We live in our experience, and we can live nowhere else, but our experience should not define us. What should define us is who we are in Christ, and I’m convinced that as we understand who we are in Christ our experience will change. We will walk in the Spirit and not pander to the desires of the flesh.
To do this we need a correct understanding of who Christ is, what He has done, and who we are in Him.
Imagine going downtown and seeing a man living on the street and sleeping in doorways. You comment to your friend who is walking with you how sad it is that people live that way. Your friend looks at you incredulously and asks; “Do you know who this man is?” When you say no, your friend says; “He is the son of Mr. Jones, the richest man in town, and heir to the Jones business and financial empire!”
Why would the son of the richest man in town live on the street and sleep in doorways? I don’t know, but I have a question closer to home. Why do we who are in Christ, born of the Spirit, by grace though faith redeemed from the penalty for our sin, reconciled to God, adopted as His children, indwelled and empowered by the Spirit, dead to sin and alive in Christ, live like the only part of this we get is that we are saved by grace through faith (we hope).
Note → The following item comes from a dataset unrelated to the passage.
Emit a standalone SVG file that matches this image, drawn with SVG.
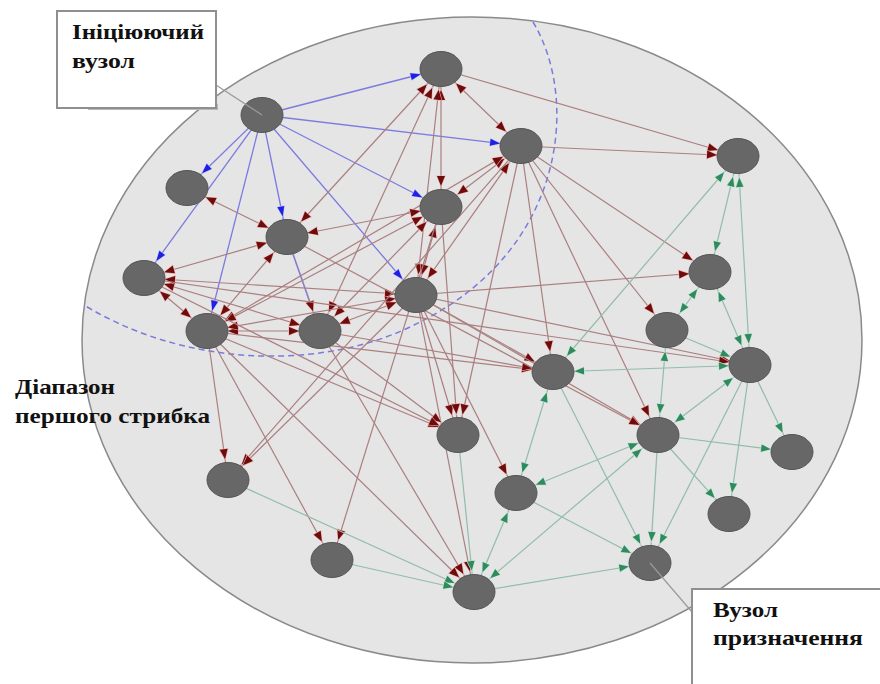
<svg xmlns="http://www.w3.org/2000/svg" width="880" height="684" viewBox="0 0 880 684">
<style>
.r,.r2,.rb{stroke:#ab7f7f;stroke-width:1.2;fill:none;marker-end:url(#ar)}
.r2{marker-start:url(#ar)}
.rb{stroke:#8a7ccc;stroke-width:1.6}
.g,.g2{stroke:#92bcab;stroke-width:1.2;fill:none;marker-end:url(#ag)}
.g2{marker-start:url(#ag)}
.b{stroke:#7b7be0;stroke-width:1.3;fill:none;marker-end:url(#ab)}
.node ellipse{fill:#676767;stroke:#555555;stroke-width:1}
.lbl{font-family:"Liberation Serif","Times New Roman",serif;font-weight:bold;font-size:21px;fill:#111111}
.leader{stroke:#9a9a9a;stroke-width:1.2}
.box{fill:#ffffff;stroke:#8f8f8f;stroke-width:2}
</style>
<defs>
<marker id="ar" viewBox="-2 -2 14 12" markerWidth="14" markerHeight="12" refX="31" refY="4" orient="auto-start-reverse" markerUnits="userSpaceOnUse">
<path d="M0,0 L10,4 L0,8 Z" fill="#6e0c0c" stroke="#f2b4b4" stroke-width="1.2" paint-order="stroke"/>
</marker>
<marker id="ag" viewBox="-2 -2 14 12" markerWidth="14" markerHeight="12" refX="31" refY="4" orient="auto-start-reverse" markerUnits="userSpaceOnUse">
<path d="M0,0.3 L9.5,4 L0,7.7 Z" fill="#2f8a5e" stroke="#c4e6d4" stroke-width="1.2" paint-order="stroke"/>
</marker>
<marker id="ab" viewBox="-2 -2 14 12" markerWidth="14" markerHeight="12" refX="31" refY="4" orient="auto" markerUnits="userSpaceOnUse">
<path d="M0,0.5 L10,4 L0,7.5 Z" fill="#1f1fe6" stroke="#c0c0f4" stroke-width="1" paint-order="stroke"/>
</marker>
</defs>
<rect width="880" height="684" fill="#ffffff"/>
<g id="range">
<ellipse cx="472" cy="340" rx="390" ry="323" fill="#e5e5e5" stroke="#8a8a8a" stroke-width="1.5"/>
<path d="M533 22 C580 100, 565 250, 420 322 C330 370, 190 370, 84 305" fill="none" stroke="#7b7bdc" stroke-width="1.5" stroke-dasharray="6 4"/>
</g>
<g id="connectors">
<line class="b" x1="262" y1="115" x2="441" y2="69"/>
<line class="b" x1="262" y1="115" x2="521" y2="146"/>
<line class="b" x1="262" y1="115" x2="441" y2="207"/>
<line class="b" x1="262" y1="115" x2="416" y2="295"/>
<line class="b" x1="262" y1="115" x2="287" y2="237"/>
<line class="b" x1="262" y1="115" x2="187" y2="188"/>
<line class="b" x1="262" y1="115" x2="144" y2="278"/>
<line class="b" x1="262" y1="115" x2="207" y2="331"/>
<line class="rb" x1="287" y1="237" x2="320" y2="331"/>
<line class="r2" x1="441" y1="69" x2="521" y2="146"/>
<line class="r2" x1="441" y1="69" x2="441" y2="207"/>
<line class="r2" x1="441" y1="69" x2="287" y2="237"/>
<line class="r2" x1="441" y1="69" x2="416" y2="295"/>
<line class="r2" x1="441" y1="69" x2="320" y2="331"/>
<line class="r2" x1="521" y1="146" x2="441" y2="207"/>
<line class="r2" x1="521" y1="146" x2="416" y2="295"/>
<line class="r2" x1="521" y1="146" x2="207" y2="331"/>
<line class="r2" x1="187" y1="188" x2="287" y2="237"/>
<line class="r2" x1="287" y1="237" x2="441" y2="207"/>
<line class="r2" x1="287" y1="237" x2="144" y2="278"/>
<line class="r2" x1="287" y1="237" x2="207" y2="331"/>
<line class="r2" x1="441" y1="207" x2="416" y2="295"/>
<line class="r2" x1="441" y1="207" x2="207" y2="331"/>
<line class="r2" x1="441" y1="207" x2="320" y2="331"/>
<line class="r2" x1="144" y1="278" x2="207" y2="331"/>
<line class="r2" x1="144" y1="278" x2="320" y2="331"/>
<line class="r2" x1="144" y1="278" x2="416" y2="295"/>
<line class="r2" x1="207" y1="331" x2="320" y2="331"/>
<line class="r2" x1="207" y1="331" x2="416" y2="295"/>
<line class="r2" x1="320" y1="331" x2="416" y2="295"/>
<line class="r" x1="441" y1="69" x2="738" y2="156"/>
<line class="r" x1="521" y1="146" x2="738" y2="156"/>
<line class="r" x1="521" y1="146" x2="710" y2="272"/>
<line class="r" x1="521" y1="146" x2="667" y2="330"/>
<line class="r" x1="521" y1="146" x2="553" y2="372"/>
<line class="r" x1="521" y1="146" x2="658" y2="435"/>
<line class="r" x1="521" y1="146" x2="458" y2="435"/>
<line class="r" x1="521" y1="146" x2="228" y2="480"/>
<line class="r" x1="416" y1="295" x2="710" y2="272"/>
<line class="r" x1="416" y1="295" x2="553" y2="372"/>
<line class="r" x1="416" y1="295" x2="750" y2="365"/>
<line class="r" x1="416" y1="295" x2="458" y2="435"/>
<line class="r" x1="416" y1="295" x2="658" y2="435"/>
<line class="r" x1="416" y1="295" x2="516" y2="493"/>
<line class="r" x1="416" y1="295" x2="474" y2="592"/>
<line class="r" x1="416" y1="295" x2="228" y2="480"/>
<line class="r" x1="207" y1="331" x2="228" y2="480"/>
<line class="r" x1="207" y1="331" x2="332" y2="560"/>
<line class="r" x1="207" y1="331" x2="474" y2="592"/>
<line class="r" x1="207" y1="331" x2="458" y2="435"/>
<line class="r" x1="207" y1="331" x2="553" y2="372"/>
<line class="r" x1="320" y1="331" x2="458" y2="435"/>
<line class="r" x1="320" y1="331" x2="474" y2="592"/>
<line class="r" x1="320" y1="331" x2="553" y2="372"/>
<line class="r" x1="144" y1="278" x2="458" y2="435"/>
<line class="r" x1="144" y1="278" x2="750" y2="365"/>
<line class="r" x1="441" y1="207" x2="458" y2="435"/>
<line class="r" x1="441" y1="207" x2="332" y2="560"/>
<line class="r" x1="287" y1="237" x2="658" y2="435"/>
<line class="g2" x1="738" y1="156" x2="710" y2="272"/>
<line class="g2" x1="738" y1="156" x2="750" y2="365"/>
<line class="g2" x1="738" y1="156" x2="553" y2="372"/>
<line class="g2" x1="710" y1="272" x2="667" y2="330"/>
<line class="g2" x1="710" y1="272" x2="750" y2="365"/>
<line class="g2" x1="667" y1="330" x2="658" y2="435"/>
<line class="g2" x1="553" y1="372" x2="750" y2="365"/>
<line class="g2" x1="553" y1="372" x2="516" y2="493"/>
<line class="g2" x1="658" y1="435" x2="516" y2="493"/>
<line class="g2" x1="658" y1="435" x2="474" y2="592"/>
<line class="g2" x1="658" y1="435" x2="750" y2="365"/>
<line class="g2" x1="516" y1="493" x2="474" y2="592"/>
<line class="g" x1="667" y1="330" x2="750" y2="365"/>
<line class="g" x1="553" y1="372" x2="650" y2="563"/>
<line class="g" x1="658" y1="435" x2="650" y2="563"/>
<line class="g" x1="750" y1="365" x2="650" y2="563"/>
<line class="g" x1="658" y1="435" x2="792" y2="452"/>
<line class="g" x1="658" y1="435" x2="729" y2="514"/>
<line class="g" x1="750" y1="365" x2="792" y2="452"/>
<line class="g" x1="750" y1="365" x2="729" y2="514"/>
<line class="g" x1="228" y1="480" x2="474" y2="592"/>
<line class="g" x1="332" y1="560" x2="474" y2="592"/>
<line class="g" x1="474" y1="592" x2="650" y2="563"/>
<line class="g" x1="516" y1="493" x2="650" y2="563"/>
<line class="g" x1="458" y1="435" x2="474" y2="592"/>
</g>
<g id="node-A" class="node"><ellipse cx="262" cy="115" rx="21" ry="17.5"/></g>
<g id="node-B" class="node"><ellipse cx="441" cy="69" rx="21" ry="17.5"/></g>
<g id="node-C" class="node"><ellipse cx="521" cy="146" rx="21" ry="17.5"/></g>
<g id="node-D" class="node"><ellipse cx="187" cy="188" rx="21" ry="17.5"/></g>
<g id="node-E" class="node"><ellipse cx="287" cy="237" rx="21" ry="17.5"/></g>
<g id="node-F" class="node"><ellipse cx="441" cy="207" rx="21" ry="17.5"/></g>
<g id="node-G" class="node"><ellipse cx="144" cy="278" rx="21" ry="17.5"/></g>
<g id="node-H" class="node"><ellipse cx="416" cy="295" rx="21" ry="17.5"/></g>
<g id="node-I" class="node"><ellipse cx="207" cy="331" rx="21" ry="17.5"/></g>
<g id="node-J" class="node"><ellipse cx="320" cy="331" rx="21" ry="17.5"/></g>
<g id="node-K" class="node"><ellipse cx="738" cy="156" rx="21" ry="17.5"/></g>
<g id="node-L" class="node"><ellipse cx="710" cy="272" rx="21" ry="17.5"/></g>
<g id="node-M" class="node"><ellipse cx="667" cy="330" rx="21" ry="17.5"/></g>
<g id="node-N" class="node"><ellipse cx="553" cy="372" rx="21" ry="17.5"/></g>
<g id="node-O" class="node"><ellipse cx="750" cy="365" rx="21" ry="17.5"/></g>
<g id="node-P" class="node"><ellipse cx="458" cy="435" rx="21" ry="17.5"/></g>
<g id="node-Q" class="node"><ellipse cx="658" cy="435" rx="21" ry="17.5"/></g>
<g id="node-R" class="node"><ellipse cx="792" cy="452" rx="21" ry="17.5"/></g>
<g id="node-S" class="node"><ellipse cx="228" cy="480" rx="21" ry="17.5"/></g>
<g id="node-T" class="node"><ellipse cx="516" cy="493" rx="21" ry="17.5"/></g>
<g id="node-U" class="node"><ellipse cx="729" cy="514" rx="21" ry="17.5"/></g>
<g id="node-V" class="node"><ellipse cx="332" cy="560" rx="21" ry="17.5"/></g>
<g id="node-W" class="node"><ellipse cx="474" cy="592" rx="21" ry="17.5"/></g>
<g id="node-X" class="node"><ellipse cx="650" cy="563" rx="21" ry="17.5"/></g>
<g id="label-start">
<line class="leader" x1="262" y1="115" x2="216" y2="85"/>
<rect x="88" y="104" width="130" height="6" fill="#b8b8b8"/>
<rect class="box" x="57" y="11" width="159" height="97"/>
<text class="lbl" x="72" y="39" textLength="132" lengthAdjust="spacingAndGlyphs">Ініціюючий</text>
<text class="lbl" x="72" y="68" textLength="63" lengthAdjust="spacingAndGlyphs">вузол</text>
</g>
<g id="label-range">
<text class="lbl" x="15" y="394" textLength="100" lengthAdjust="spacingAndGlyphs">Діапазон</text>
<text class="lbl" x="15" y="423" textLength="195" lengthAdjust="spacingAndGlyphs">першого стрибка</text>
</g>
<g id="label-dest">
<line class="leader" x1="650" y1="563" x2="692" y2="612"/>
<rect class="box" x="692" y="589" width="200" height="110"/>
<text class="lbl" x="713" y="617" textLength="65" lengthAdjust="spacingAndGlyphs">Вузол</text>
<text class="lbl" x="713" y="645" textLength="150" lengthAdjust="spacingAndGlyphs">призначення</text>
</g>
</svg>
Christians who live this way are like the man living on the street while the heir to the richest man in town. They live with a false identity. They live with a false understanding of who they are. I believe that if we live in our true identity – which we can only do if we understand who we are – we will live in a manner worthy of our calling and the One who called us. We will walk in the Spirit and not indulge our flesh. We will walk in victory, putting sin to death.
Don’t misunderstand, I’m not talking about becoming sinless – as long as we live in flesh corrupted by sin in a world corrupted by sin we will sin – but we are no longer sinners by nature. We have been made new in Christ.
Many Christians live with a deficient understanding of their true identity. Many of us have a deficient understanding of who we are in Christ.